In total, the data base includes 38,400 possible records. After removing non-existent combinations, 20,000 records remain. The example of the data set required for the calculation of soil carbon stock changes over 10 y ears using the RothC model is given in Tables 6, 7, 8, 9, 10 and 11, one economic scenario and one scenario of climatic change being considered.

Table 6 Climatic data for one year (10 files required)
Table 7 Crop rotation
Table 8 Input of organic fertilisers
Table 9 Data about crop yields
Table 10 Data about harvesting terms
Table 11 Soil properties

Note. For the whole period, ten tables were used.

Sources of error

The resulting database, used for the calculation of soil carbon stock changes, has several sources of errors.

  1. 1.

    The data characterise the percentage of ploughed soil but do not specify which soils are ploughed. In connection with this, the percent of ploughed lands was assumed to be equal for all soils considered. Possible errors in the evaluation of organic carbon content resulting from this assumption could constitute up to 10% of the estimate.

  2. 2.

    Up to 20% of soils are excluded from the calculations due to their low share in the soil cover of mapping units. However, it is incorrect to postulate that the accuracy of averaging is also 20%, because agrochemical characteristics vary relatively insignificantly within a unit. The error of mean carbon content resulting from this simplification does not exceed 2%.

  3. 3.

    Economic data. The yield in different regions of a federal entity can deviate from the average by 25%.

  4. 4.

    Lands excluded from the land use data layer in the period from 1992 to present can constitute up to 25–30%. As the data concerning the presence and location of these lands were absent, the calculations operated with the maximum percent of ploughed lands for the year 1990.

  5. 5.

    Highly organic soils were not included in calculations because the models used are parameterised to simulate SOC dynamics in mineral soils only. Although the percentage of organic soils in the ploughed lands of Russia is generally low, in some units, it can constitute 25% or more. To illustrate this, the composition of soil cover of the unit 25 is represented in Table 12.
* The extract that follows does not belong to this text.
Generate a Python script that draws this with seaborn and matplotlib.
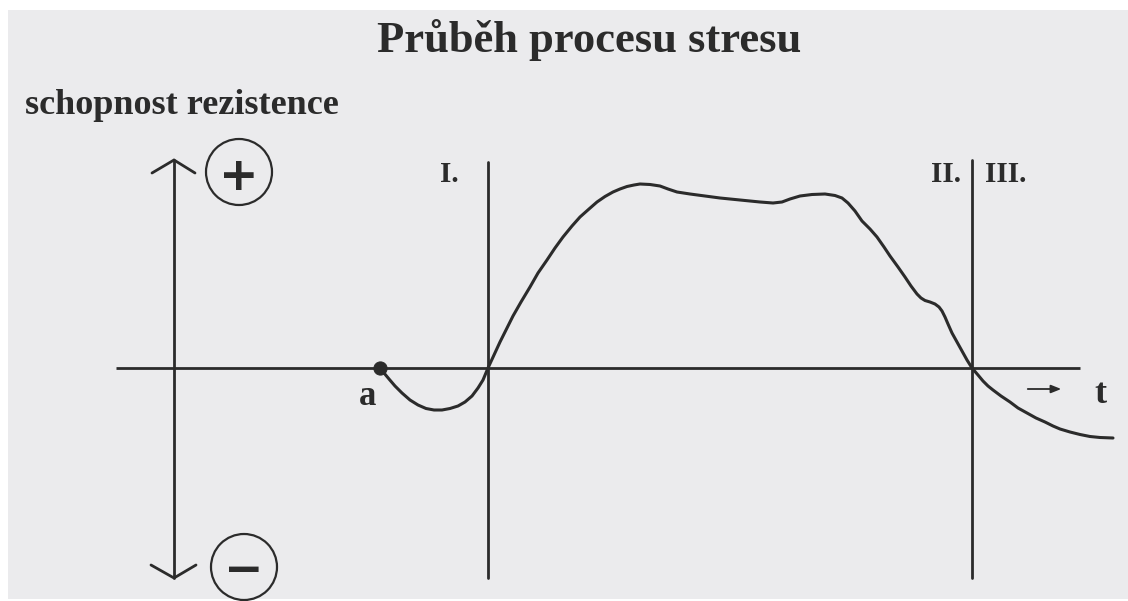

Despite highly organic soils being present in 27% of polygons in this region, agriculture occurs on few of these soils. For example, in the south taiga, organic soils contain 37,300 Tg C, but organic soils under cropland contain only 99 Tg C, compared to 3,600 Tg C found in mineral soils under cropland in the same region (Orlov et al. 1996).

  1. 6.

    The variations of climatic characteristics within a unit can reach 15%.

  2. 7.

    Mean interval of variation of all soil properties in the initial database is 5–7%.

Table 12 example of information held about the soil types within a mapping unit

Conclusions and recommendations for future improvements

We have not examine all possible ways of increasing calculation accuracy. We have considered only those that can be implemented at present. Future improvements include the following:

  1. 1.

    The economic data could be revised so that data are recompiled on the basis of the averaged joint map. The level of detail corresponds to the regional division of Russia. In the case of a region divided by an agroclimatic boundary, the units should be further separated.

  2. 2.

    It is necessary to create a special layer and database describing long-fallow soils, which are not included. It is important to include highly organic soils in the future.

  3. 3.

    The joint map of homogeneous units should be specified in order to reduce climatic errors. The specification and detail should aim at reducing variation in the climatic data.
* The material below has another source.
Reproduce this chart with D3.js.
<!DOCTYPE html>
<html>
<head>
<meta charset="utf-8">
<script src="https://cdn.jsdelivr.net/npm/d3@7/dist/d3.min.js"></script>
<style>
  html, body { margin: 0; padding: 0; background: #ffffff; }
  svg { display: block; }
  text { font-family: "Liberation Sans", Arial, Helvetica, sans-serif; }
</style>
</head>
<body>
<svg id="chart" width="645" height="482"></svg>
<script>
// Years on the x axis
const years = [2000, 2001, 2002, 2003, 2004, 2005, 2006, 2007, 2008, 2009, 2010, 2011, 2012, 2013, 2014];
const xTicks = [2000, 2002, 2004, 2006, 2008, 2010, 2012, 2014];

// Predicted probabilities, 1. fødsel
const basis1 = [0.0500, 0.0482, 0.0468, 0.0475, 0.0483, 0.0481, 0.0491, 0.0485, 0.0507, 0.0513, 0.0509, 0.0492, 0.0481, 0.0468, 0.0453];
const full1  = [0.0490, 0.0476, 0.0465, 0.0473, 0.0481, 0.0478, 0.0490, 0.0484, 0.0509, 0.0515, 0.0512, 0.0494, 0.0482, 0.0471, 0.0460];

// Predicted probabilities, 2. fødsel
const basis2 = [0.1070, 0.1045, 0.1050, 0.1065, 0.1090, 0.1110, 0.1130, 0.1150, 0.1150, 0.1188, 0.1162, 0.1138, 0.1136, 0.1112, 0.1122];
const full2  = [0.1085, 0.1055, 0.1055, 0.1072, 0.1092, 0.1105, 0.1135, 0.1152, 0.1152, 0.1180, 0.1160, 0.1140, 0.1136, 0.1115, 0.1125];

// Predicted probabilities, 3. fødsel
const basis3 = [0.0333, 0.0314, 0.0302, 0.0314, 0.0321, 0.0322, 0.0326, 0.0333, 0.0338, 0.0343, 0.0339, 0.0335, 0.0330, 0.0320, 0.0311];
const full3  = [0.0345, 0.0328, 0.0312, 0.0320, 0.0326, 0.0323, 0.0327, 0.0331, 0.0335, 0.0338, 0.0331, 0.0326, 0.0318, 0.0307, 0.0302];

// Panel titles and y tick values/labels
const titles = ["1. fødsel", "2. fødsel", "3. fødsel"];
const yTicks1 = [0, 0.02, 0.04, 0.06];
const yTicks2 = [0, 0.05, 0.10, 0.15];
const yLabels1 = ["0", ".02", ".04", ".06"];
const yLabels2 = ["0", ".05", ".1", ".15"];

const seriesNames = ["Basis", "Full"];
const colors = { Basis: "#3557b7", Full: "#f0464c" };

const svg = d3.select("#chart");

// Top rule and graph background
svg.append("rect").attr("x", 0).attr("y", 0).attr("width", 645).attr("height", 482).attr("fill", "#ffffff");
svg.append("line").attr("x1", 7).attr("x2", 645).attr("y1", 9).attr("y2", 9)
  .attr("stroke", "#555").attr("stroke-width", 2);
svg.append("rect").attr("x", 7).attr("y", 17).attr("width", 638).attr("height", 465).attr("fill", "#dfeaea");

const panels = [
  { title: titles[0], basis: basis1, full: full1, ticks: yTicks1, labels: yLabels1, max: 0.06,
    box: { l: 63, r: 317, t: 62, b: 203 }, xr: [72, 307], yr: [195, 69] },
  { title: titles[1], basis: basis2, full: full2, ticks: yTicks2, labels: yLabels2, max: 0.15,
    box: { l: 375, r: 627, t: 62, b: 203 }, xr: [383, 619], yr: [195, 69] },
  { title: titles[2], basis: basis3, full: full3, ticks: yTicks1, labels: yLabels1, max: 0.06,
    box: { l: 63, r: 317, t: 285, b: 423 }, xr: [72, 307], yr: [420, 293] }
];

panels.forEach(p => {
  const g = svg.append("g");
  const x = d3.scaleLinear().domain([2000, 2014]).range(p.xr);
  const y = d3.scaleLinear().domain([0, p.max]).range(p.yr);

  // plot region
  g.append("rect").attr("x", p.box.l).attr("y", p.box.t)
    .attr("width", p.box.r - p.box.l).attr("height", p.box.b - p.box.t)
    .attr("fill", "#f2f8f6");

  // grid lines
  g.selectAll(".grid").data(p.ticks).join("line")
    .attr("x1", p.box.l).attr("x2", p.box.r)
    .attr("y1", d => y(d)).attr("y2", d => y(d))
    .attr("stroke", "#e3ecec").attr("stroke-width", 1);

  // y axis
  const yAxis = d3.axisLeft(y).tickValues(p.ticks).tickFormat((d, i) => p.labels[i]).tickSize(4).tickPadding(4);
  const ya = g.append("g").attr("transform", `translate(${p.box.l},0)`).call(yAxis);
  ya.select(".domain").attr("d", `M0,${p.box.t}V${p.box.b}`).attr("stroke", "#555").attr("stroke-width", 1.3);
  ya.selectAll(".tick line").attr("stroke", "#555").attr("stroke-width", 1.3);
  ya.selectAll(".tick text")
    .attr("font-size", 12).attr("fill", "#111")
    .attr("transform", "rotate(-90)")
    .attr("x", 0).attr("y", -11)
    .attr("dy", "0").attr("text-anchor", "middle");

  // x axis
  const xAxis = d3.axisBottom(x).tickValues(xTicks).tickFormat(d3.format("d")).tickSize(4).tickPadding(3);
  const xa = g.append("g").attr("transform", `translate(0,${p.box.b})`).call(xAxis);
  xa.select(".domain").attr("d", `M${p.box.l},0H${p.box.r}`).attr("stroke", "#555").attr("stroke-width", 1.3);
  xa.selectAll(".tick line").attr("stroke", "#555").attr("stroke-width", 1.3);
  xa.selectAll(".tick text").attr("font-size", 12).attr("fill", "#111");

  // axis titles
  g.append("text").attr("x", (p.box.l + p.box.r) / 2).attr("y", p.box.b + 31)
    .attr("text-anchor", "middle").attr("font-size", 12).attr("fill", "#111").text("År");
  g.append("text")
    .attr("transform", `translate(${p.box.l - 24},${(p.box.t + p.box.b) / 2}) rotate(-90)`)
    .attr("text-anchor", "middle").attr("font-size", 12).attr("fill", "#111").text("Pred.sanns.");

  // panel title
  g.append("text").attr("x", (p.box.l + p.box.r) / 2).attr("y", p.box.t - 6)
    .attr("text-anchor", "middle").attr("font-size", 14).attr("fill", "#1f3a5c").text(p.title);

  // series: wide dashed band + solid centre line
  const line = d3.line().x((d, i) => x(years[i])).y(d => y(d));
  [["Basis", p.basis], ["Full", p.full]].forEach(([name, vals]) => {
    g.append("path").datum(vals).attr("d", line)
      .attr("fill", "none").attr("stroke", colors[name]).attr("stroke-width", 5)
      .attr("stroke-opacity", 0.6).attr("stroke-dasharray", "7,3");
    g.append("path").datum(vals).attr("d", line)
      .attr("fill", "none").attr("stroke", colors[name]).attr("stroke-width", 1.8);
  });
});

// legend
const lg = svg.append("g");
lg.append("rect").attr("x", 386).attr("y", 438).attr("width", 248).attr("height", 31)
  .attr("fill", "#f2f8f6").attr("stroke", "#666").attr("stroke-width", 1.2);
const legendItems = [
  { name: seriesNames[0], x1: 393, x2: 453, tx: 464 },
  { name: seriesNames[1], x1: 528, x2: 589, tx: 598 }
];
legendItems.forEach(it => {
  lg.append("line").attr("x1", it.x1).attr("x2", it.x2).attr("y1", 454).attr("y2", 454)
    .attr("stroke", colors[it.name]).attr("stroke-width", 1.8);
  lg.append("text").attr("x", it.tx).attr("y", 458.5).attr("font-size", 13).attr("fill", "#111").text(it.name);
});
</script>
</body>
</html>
In the course of present study, the GIS characterising the soils of European part of Russia was created. It is appropriate for multiple calculations and modelling and was tested with models simulating changes in soil carbon stocks (Smith et al.2007a, b). Further development of this GIS will allow it be used in the future for other purposes, such as monitoring different soil properties. The suggested concept of collecting and averaging data, as described in this paper, makes it possible to reduce the calculations of C dynamics to an acceptable level whilst maintaining acceptable accuracy with quantified uncertainty.